Iraqi forces likely will need help to regain territory: U.S.
U.S. military’s top officer says Iraqi forces had strengthened their defenses around Baghdad
The U.S. military's top officer said Thursday that Iraqi forces had shored up their defenses around Baghdad but would need outside help to eventually regain territory lost to Sunni militants.
General Martin Dempsey, chairman of the U.S. Joint Chiefs of Staff, told a news conference that the initial impression from American military advisers on the ground was that Iraqi forces were not yet in a position to stage a major counter-offensive after being driven back by the Sunni extremists.

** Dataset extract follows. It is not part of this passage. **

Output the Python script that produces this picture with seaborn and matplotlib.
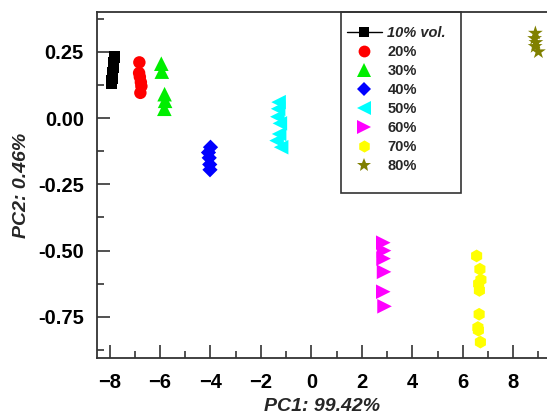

"If you are asking me will the Iraqis, at some point, be able to go back on the offensive to recapture the part of Iraq that they've lost... probably not by themselves," Dempsey said.
But the Iraqi army's shortcomings did not necessarily mean the United States would have to take military action, he said.
"I'm not suggesting that that's the direction this is headed."
An Iraqi military campaign designed to roll back the Islamist militants would take time to develop and would have to be accompanied by clear signals from the Shiite-led government in Baghdad that it is ready to reach out to Sunni and Kurdish communities, the general said.
Dempsey said "the first step in developing that campaign is to determine whether we have a reliable Iraqi partner that is committed to growing their country into something that all Iraqis will be willing to participate in.
"If the answer to that is 'no,' then the future's pretty bleak."
About 200 U.S. military advisers have deployed to Baghdad with orders to assess the state of the Iraqi army and the threat posed by the Islamic State of Iraq and Syria (ISIS) jihadists, who have seized control in areas north and west of Baghdad.
And nearly 500 U.S. troops have been sent to Iraq to bolster security at the American embassy and parts of the Baghdad airport.